The Catholic Diocese of Portland is turning out to be one of the more disgusting facets of the Church:
Preble Street's Homeless Voices for Justice program has lost $17,400 this year and will lose $33,000 that it expected for its next fiscal year.
Officials with the Roman Catholic Diocese of Portland and the Washington-based Catholic Campaign for Human Development say that Preble Street violated its grant agreement by supporting Maine's "No on 1" campaign last fall.
No on 1 opposed a ballot proposal to overturn the new state law legalizing gay marriage. Voters approved Question 1 on Nov. 3.
Homeless Voices for Justice, a statewide advocacy group, is led by people who have been homeless. It works on issues that affect the homeless, such as supporting affordable housing and preventing violence against the homeless.
Portland-based Preble Street, which runs a dozen programs to provide housing and other services for the poor and the homeless, provides staff support for Homeless Voices for Justice.
Catholics for Marriage Equality has begun an effort to replace the lost funding by raising $17,400 for Homeless Voices for Justice. Anne Underwood, a co-founder of the group that advocates for same-sex marriage, said Bishop Richard Malone is punishing the homeless because of politics.
"This is petty vindictiveness," she said. "After the election is over, suddenly the money is revoked from poor people because of a political opinion held by the bishop."

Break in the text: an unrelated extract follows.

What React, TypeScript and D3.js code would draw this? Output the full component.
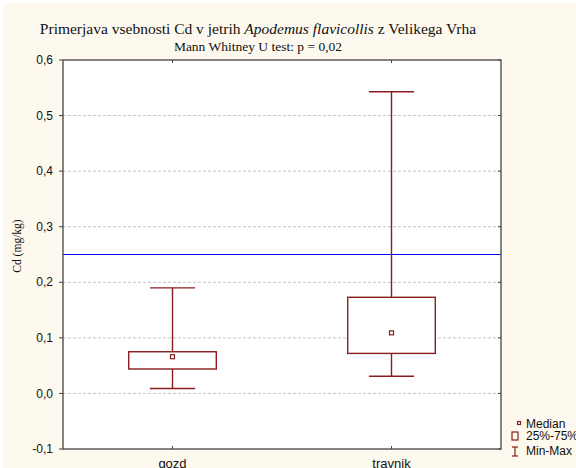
import * as d3 from "d3";

const W = 576;
const H = 468;

const categories = ["gozd", "travnik"];
const minVals = [0.009, 0.031];
const q1Vals = [0.044, 0.072];
const medianVals = [0.066, 0.109];
const q3Vals = [0.075, 0.173];
const maxVals = [0.19, 0.543];
const yTicks = [-0.1, 0, 0.1, 0.2, 0.3, 0.4, 0.5, 0.6];
const refLine = 0.25;

const RED = "#8b1c1c";
const fmt = (v: number) => d3.format(".1f")(v).replace(".", ",").replace("−", "-");

export default function App() {
  const left = 63;
  const right = 501;
  const top = 60;
  const bottom = 449;

  const x = d3.scalePoint<string>().domain(categories).range([left, right]).padding(0.5);
  const y = d3.scaleLinear().domain([-0.1, 0.6]).range([bottom, top]);
  const boxW = x.step() * 0.4;
  const capW = x.step() * 0.103;

  const boxes = categories.map((c, i) => ({
    c,
    min: minVals[i],
    q1: q1Vals[i],
    med: medianVals[i],
    q3: q3Vals[i],
    max: maxVals[i],
  }));

  return (
    <div style={{ position: "absolute", left: 0, top: 0 }}>
      <svg width={W} height={H} style={{ display: "block" }}>
        <rect x={0} y={0} width={W} height={H} fill="#ffffff" />
        <rect x={3} y={3} width={W - 3} height={H - 3} fill="#fdf9ee" />
        <rect x={left} y={top} width={right - left} height={bottom - top} fill="#ffffff" />

        {/* grid */}
        {yTicks.slice(1, -1).map((t) => (
          <line
            key={t}
            x1={left}
            x2={right}
            y1={y(t)}
            y2={y(t)}
            stroke="#c4c4c4"
            strokeWidth={1}
            strokeDasharray="3,2"
          />
        ))}

        {/* reference line */}
        <line x1={left} x2={right} y1={y(refLine)} y2={y(refLine)} stroke="#0000ff" strokeWidth={1.2} />

        {/* boxes */}
        {boxes.map((b) => {
          const cx = x(b.c)!;
          return (
            <g key={b.c} stroke={RED} fill="none" strokeWidth={1.4}>
              <line x1={cx} x2={cx} y1={y(b.max)} y2={y(b.q3)} />
              <line x1={cx} x2={cx} y1={y(b.q1)} y2={y(b.min)} />
              <line x1={cx - capW} x2={cx + capW} y1={y(b.max)} y2={y(b.max)} />
              <line x1={cx - capW} x2={cx + capW} y1={y(b.min)} y2={y(b.min)} />
              <rect
                x={cx - boxW / 2}
                y={y(b.q3)}
                width={boxW}
                height={y(b.q1) - y(b.q3)}
                fill="#ffffff"
              />
              <rect x={cx - 2} y={y(b.med) - 2} width={4} height={4} fill="#ffffff" strokeWidth={1.2} />
            </g>
          );
        })}

        {/* frame */}
        <rect x={left} y={top} width={right - left} height={bottom - top} fill="none" stroke="#444" strokeWidth={1.3} />

        {/* y ticks */}
        {yTicks.map((t) => (
          <g key={t}>
            <line x1={left - 4} x2={left} y1={y(t)} y2={y(t)} stroke="#444" />
            <line x1={right - 3} x2={right} y1={y(t)} y2={y(t)} stroke="#444" />
            <text
              x={left - 10}
              y={y(t)}
              dy="0.35em"
              textAnchor="end"
              fontFamily="Arial, 'Liberation Sans', sans-serif"
              fontSize={12}
              fill="#111"
            >
              {fmt(t)}
            </text>
          </g>
        ))}

        {/* x ticks */}
        {categories.map((c) => (
          <g key={c}>
            <line x1={x(c)} x2={x(c)} y1={bottom} y2={bottom - 3} stroke="#444" />
            <line x1={x(c)} x2={x(c)} y1={top} y2={top + 3} stroke="#444" />
            <text
              x={x(c)}
              y={468}
              textAnchor="middle"
              fontFamily="Arial, 'Liberation Sans', sans-serif"
              fontSize={13}
              fill="#111"
            >
              {c}
            </text>
          </g>
        ))}

        {/* titles */}
        <text
          x={258}
          y={34}
          textAnchor="middle"
          fontFamily="'Liberation Serif', 'Times New Roman', serif"
          fontSize={15.5}
          fill="#111"
        >
          Primerjava vsebnosti Cd v jetrih <tspan fontStyle="italic">Apodemus flavicollis</tspan> z Velikega Vrha
        </text>
        <text
          x={258}
          y={51}
          textAnchor="middle"
          fontFamily="'Liberation Serif', 'Times New Roman', serif"
          fontSize={13.5}
          fill="#111"
        >
          Mann Whitney U test: p = 0,02
        </text>
        <text
          transform={`translate(21,${246}) rotate(-90)`}
          textAnchor="middle"
          fontFamily="'Liberation Serif', 'Times New Roman', serif"
          fontSize={11.5}
          fill="#111"
        >
          Cd (mg/kg)
        </text>

        {/* legend */}
        <g fontFamily="Arial, 'Liberation Sans', sans-serif" fontSize={12} fill="#111">
          <rect x={517.5} y={421.5} width={3} height={3} fill="none" stroke={RED} strokeWidth={1.2} />
          <text x={526} y={428}>Median</text>
          <rect x={512} y={432} width={6} height={8} fill="none" stroke={RED} strokeWidth={1.2} />
          <text x={526} y={440}>25%-75%</text>
          <g stroke={RED} strokeWidth={1.2}>
            <line x1={512} x2={518} y1={447} y2={447} />
            <line x1={515} x2={515} y1={447} y2={456} />
            <line x1={512} x2={518} y1={456} y2={456} />
          </g>
          <text x={526} y={455}>Min-Max</text>
        </g>
      </svg>
    </div>
  );
}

This is perhaps the most revealing part of it:
In December, Catholic Charities Maine, which is led by Malone, sent a letter to Preble Street asking it to return $2,400 that the diocese had granted for the Homeless Voices for Justice program.
"We regret the collaboration must end at this time," wrote Sandra Thompson of Catholic Charities Maine, who coordinated the distribution of the church's local anti-poverty funds. "Accountability to the Catholic community requires this."
"Accountability to the Catholic community"? When pigs fly.